[Begin DATASET CONTENT]

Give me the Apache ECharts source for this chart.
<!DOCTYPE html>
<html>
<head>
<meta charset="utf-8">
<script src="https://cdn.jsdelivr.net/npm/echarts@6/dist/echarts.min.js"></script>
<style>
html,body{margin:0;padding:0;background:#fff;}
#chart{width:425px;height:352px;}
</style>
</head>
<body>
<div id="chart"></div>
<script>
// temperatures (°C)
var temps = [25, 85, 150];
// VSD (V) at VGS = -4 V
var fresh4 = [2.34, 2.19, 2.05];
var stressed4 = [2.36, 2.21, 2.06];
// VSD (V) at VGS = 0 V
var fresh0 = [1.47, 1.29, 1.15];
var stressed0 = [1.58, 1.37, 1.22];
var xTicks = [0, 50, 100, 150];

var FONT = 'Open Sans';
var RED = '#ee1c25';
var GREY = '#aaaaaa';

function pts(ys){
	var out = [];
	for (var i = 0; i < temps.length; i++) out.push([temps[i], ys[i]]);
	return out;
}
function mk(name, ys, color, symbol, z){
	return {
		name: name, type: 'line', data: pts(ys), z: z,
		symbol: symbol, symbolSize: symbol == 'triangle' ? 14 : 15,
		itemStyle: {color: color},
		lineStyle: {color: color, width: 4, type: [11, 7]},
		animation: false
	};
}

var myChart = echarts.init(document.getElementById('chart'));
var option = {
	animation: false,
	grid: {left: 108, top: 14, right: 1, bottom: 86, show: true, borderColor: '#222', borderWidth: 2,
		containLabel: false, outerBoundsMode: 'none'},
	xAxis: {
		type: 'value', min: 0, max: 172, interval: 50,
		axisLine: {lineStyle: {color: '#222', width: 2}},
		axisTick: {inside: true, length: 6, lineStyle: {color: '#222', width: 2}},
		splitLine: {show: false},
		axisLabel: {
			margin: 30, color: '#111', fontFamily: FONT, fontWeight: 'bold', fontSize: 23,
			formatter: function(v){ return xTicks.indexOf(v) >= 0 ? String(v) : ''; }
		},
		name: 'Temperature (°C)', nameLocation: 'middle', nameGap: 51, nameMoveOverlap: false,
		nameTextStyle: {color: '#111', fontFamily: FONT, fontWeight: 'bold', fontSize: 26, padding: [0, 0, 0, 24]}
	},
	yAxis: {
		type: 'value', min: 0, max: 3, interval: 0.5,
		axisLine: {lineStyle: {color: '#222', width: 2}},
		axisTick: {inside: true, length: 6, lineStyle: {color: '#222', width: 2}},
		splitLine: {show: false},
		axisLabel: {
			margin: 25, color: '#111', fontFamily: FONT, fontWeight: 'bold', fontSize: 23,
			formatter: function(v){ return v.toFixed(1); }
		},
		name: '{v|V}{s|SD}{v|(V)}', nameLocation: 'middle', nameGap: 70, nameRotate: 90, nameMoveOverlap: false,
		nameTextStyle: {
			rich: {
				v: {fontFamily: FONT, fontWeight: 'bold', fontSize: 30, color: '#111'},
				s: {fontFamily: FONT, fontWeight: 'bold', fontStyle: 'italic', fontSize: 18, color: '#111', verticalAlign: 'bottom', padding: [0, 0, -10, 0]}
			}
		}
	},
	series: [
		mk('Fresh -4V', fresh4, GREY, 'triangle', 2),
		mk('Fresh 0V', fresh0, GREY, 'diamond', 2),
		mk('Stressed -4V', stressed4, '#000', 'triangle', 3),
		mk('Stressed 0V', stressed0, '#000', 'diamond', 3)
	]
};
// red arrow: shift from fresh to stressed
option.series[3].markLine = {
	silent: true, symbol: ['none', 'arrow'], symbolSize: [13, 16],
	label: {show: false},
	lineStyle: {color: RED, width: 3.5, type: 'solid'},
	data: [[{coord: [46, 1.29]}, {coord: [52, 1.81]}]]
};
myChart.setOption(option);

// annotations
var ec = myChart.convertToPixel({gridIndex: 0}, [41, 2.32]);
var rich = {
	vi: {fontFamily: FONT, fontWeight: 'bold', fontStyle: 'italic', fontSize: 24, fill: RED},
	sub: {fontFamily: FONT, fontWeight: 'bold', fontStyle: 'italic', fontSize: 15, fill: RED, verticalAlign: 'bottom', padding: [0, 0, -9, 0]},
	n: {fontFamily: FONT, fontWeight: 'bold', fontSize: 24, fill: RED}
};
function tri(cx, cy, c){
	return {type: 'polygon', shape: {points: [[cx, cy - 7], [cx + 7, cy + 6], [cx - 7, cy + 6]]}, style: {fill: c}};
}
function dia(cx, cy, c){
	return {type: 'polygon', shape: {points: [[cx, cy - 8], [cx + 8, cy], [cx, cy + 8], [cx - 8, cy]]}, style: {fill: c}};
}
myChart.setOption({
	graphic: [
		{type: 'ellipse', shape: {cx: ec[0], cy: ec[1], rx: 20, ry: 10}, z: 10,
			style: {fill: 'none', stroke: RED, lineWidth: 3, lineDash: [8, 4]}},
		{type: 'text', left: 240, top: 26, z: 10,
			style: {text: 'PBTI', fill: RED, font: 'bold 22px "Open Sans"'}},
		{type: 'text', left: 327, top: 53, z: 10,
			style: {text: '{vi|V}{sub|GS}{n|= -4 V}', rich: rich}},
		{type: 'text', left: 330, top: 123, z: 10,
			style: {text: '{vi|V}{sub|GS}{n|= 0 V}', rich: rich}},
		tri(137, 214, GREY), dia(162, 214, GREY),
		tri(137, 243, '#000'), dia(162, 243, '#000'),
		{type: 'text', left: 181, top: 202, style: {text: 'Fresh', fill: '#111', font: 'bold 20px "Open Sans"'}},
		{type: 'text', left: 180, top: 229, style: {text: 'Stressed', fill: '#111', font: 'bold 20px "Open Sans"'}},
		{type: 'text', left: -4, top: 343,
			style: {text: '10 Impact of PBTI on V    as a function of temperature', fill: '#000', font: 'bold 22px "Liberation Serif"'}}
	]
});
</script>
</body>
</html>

[End DATASET CONTENT]

> [WRITTEN PROBLEM]: Write out every line exactly as it stands.

> [FINISHED TASK]:
Give me the Apache ECharts source for this chart.
<!DOCTYPE html>
<html>
<head>
<meta charset="utf-8">
<script src="https://cdn.jsdelivr.net/npm/echarts@6/dist/echarts.min.js"></script>
<style>
html,body{margin:0;padding:0;background:#fff;}
#chart{width:425px;height:352px;}
</style>
</head>
<body>
<div id="chart"></div>
<script>
// temperatures (°C)
var temps = [25, 85, 150];
// VSD (V) at VGS = -4 V
var fresh4 = [2.34, 2.19, 2.05];
var stressed4 = [2.36, 2.21, 2.06];
// VSD (V) at VGS = 0 V
var fresh0 = [1.47, 1.29, 1.15];
var stressed0 = [1.58, 1.37, 1.22];
var xTicks = [0, 50, 100, 150];

var FONT = 'Open Sans';
var RED = '#ee1c25';
var GREY = '#aaaaaa';

function pts(ys){
	var out = [];
	for (var i = 0; i < temps.length; i++) out.push([temps[i], ys[i]]);
	return out;
}
function mk(name, ys, color, symbol, z){
	return {
		name: name, type: 'line', data: pts(ys), z: z,
		symbol: symbol, symbolSize: symbol == 'triangle' ? 14 : 15,
		itemStyle: {color: color},
		lineStyle: {color: color, width: 4, type: [11, 7]},
		animation: false
	};
}

var myChart = echarts.init(document.getElementById('chart'));
var option = {
	animation: false,
	grid: {left: 108, top: 14, right: 1, bottom: 86, show: true, borderColor: '#222', borderWidth: 2,
		containLabel: false, outerBoundsMode: 'none'},
	xAxis: {
		type: 'value', min: 0, max: 172, interval: 50,
		axisLine: {lineStyle: {color: '#222', width: 2}},
		axisTick: {inside: true, length: 6, lineStyle: {color: '#222', width: 2}},
		splitLine: {show: false},
		axisLabel: {
			margin: 30, color: '#111', fontFamily: FONT, fontWeight: 'bold', fontSize: 23,
			formatter: function(v){ return xTicks.indexOf(v) >= 0 ? String(v) : ''; }
		},
		name: 'Temperature (°C)', nameLocation: 'middle', nameGap: 51, nameMoveOverlap: false,
		nameTextStyle: {color: '#111', fontFamily: FONT, fontWeight: 'bold', fontSize: 26, padding: [0, 0, 0, 24]}
	},
	yAxis: {
		type: 'value', min: 0, max: 3, interval: 0.5,
		axisLine: {lineStyle: {color: '#222', width: 2}},
		axisTick: {inside: true, length: 6, lineStyle: {color: '#222', width: 2}},
		splitLine: {show: false},
		axisLabel: {
			margin: 25, color: '#111', fontFamily: FONT, fontWeight: 'bold', fontSize: 23,
			formatter: function(v){ return v.toFixed(1); }
		},
		name: '{v|V}{s|SD}{v|(V)}', nameLocation: 'middle', nameGap: 70, nameRotate: 90, nameMoveOverlap: false,
		nameTextStyle: {
			rich: {
				v: {fontFamily: FONT, fontWeight: 'bold', fontSize: 30, color: '#111'},
				s: {fontFamily: FONT, fontWeight: 'bold', fontStyle: 'italic', fontSize: 18, color: '#111', verticalAlign: 'bottom', padding: [0, 0, -10, 0]}
			}
		}
	},
	series: [
		mk('Fresh -4V', fresh4, GREY, 'triangle', 2),
		mk('Fresh 0V', fresh0, GREY, 'diamond', 2),
		mk('Stressed -4V', stressed4, '#000', 'triangle', 3),
		mk('Stressed 0V', stressed0, '#000', 'diamond', 3)
	]
};
// red arrow: shift from fresh to stressed
option.series[3].markLine = {
	silent: true, symbol: ['none', 'arrow'], symbolSize: [13, 16],
	label: {show: false},
	lineStyle: {color: RED, width: 3.5, type: 'solid'},
	data: [[{coord: [46, 1.29]}, {coord: [52, 1.81]}]]
};
myChart.setOption(option);

// annotations
var ec = myChart.convertToPixel({gridIndex: 0}, [41, 2.32]);
var rich = {
	vi: {fontFamily: FONT, fontWeight: 'bold', fontStyle: 'italic', fontSize: 24, fill: RED},
	sub: {fontFamily: FONT, fontWeight: 'bold', fontStyle: 'italic', fontSize: 15, fill: RED, verticalAlign: 'bottom', padding: [0, 0, -9, 0]},
	n: {fontFamily: FONT, fontWeight: 'bold', fontSize: 24, fill: RED}
};
function tri(cx, cy, c){
	return {type: 'polygon', shape: {points: [[cx, cy - 7], [cx + 7, cy + 6], [cx - 7, cy + 6]]}, style: {fill: c}};
}
function dia(cx, cy, c){
	return {type: 'polygon', shape: {points: [[cx, cy - 8], [cx + 8, cy], [cx, cy + 8], [cx - 8, cy]]}, style: {fill: c}};
}
myChart.setOption({
	graphic: [
		{type: 'ellipse', shape: {cx: ec[0], cy: ec[1], rx: 20, ry: 10}, z: 10,
			style: {fill: 'none', stroke: RED, lineWidth: 3, lineDash: [8, 4]}},
		{type: 'text', left: 240, top: 26, z: 10,
			style: {text: 'PBTI', fill: RED, font: 'bold 22px "Open Sans"'}},
		{type: 'text', left: 327, top: 53, z: 10,
			style: {text: '{vi|V}{sub|GS}{n|= -4 V}', rich: rich}},
		{type: 'text', left: 330, top: 123, z: 10,
			style: {text: '{vi|V}{sub|GS}{n|= 0 V}', rich: rich}},
		tri(137, 214, GREY), dia(162, 214, GREY),
		tri(137, 243, '#000'), dia(162, 243, '#000'),
		{type: 'text', left: 181, top: 202, style: {text: 'Fresh', fill: '#111', font: 'bold 20px "Open Sans"'}},
		{type: 'text', left: 180, top: 229, style: {text: 'Stressed', fill: '#111', font: 'bold 20px "Open Sans"'}},
		{type: 'text', left: -4, top: 343,
			style: {text: '10 Impact of PBTI on V    as a function of temperature', fill: '#000', font: 'bold 22px "Liberation Serif"'}}
	]
});
</script>
</body>
</html>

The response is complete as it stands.